### INPUT DATA
+ + +

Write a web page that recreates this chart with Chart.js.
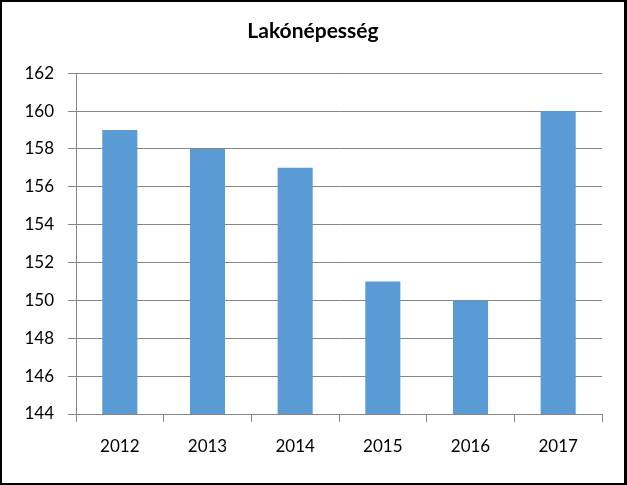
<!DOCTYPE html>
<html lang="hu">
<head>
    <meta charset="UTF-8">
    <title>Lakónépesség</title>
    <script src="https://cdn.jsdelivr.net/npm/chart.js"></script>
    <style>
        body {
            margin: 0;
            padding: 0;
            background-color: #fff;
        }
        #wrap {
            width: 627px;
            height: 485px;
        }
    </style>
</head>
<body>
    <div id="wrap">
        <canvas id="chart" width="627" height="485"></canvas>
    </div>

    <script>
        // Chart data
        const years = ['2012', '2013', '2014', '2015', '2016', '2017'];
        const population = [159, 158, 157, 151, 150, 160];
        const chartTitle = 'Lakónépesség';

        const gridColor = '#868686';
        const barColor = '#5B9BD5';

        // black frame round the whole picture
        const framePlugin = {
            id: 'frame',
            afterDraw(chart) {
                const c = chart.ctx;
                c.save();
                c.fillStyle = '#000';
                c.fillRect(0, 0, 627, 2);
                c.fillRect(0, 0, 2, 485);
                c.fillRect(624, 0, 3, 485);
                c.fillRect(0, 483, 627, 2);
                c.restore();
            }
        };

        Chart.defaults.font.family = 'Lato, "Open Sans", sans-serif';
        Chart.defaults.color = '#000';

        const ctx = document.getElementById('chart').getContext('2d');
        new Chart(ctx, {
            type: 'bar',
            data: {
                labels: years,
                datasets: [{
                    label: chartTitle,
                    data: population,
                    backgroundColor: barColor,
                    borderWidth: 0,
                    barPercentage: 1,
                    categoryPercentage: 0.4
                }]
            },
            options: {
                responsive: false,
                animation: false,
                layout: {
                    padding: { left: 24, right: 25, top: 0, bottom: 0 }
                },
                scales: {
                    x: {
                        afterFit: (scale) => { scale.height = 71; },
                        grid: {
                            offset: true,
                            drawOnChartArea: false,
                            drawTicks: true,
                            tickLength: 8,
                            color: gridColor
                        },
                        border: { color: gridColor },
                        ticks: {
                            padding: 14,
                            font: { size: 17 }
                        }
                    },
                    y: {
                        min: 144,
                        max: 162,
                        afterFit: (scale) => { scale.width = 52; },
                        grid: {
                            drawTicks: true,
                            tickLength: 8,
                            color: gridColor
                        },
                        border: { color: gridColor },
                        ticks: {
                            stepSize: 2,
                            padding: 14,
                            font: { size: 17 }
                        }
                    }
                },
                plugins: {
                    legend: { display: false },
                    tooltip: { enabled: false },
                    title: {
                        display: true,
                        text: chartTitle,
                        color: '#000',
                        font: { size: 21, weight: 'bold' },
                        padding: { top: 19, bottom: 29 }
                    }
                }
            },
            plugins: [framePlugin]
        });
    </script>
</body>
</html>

+ + +

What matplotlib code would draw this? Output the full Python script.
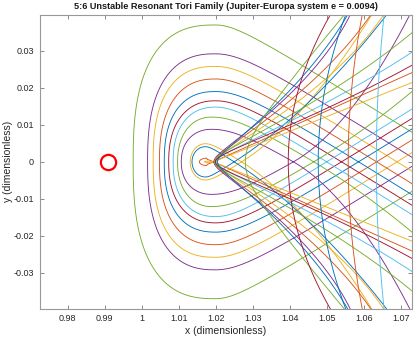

+ + +

### GIVEN EXERCISE
Filter lines by "this" and return each hit.

### THE SOLUTION
Write a web page that recreates this chart with Chart.js.
What matplotlib code would draw this? Output the full Python script.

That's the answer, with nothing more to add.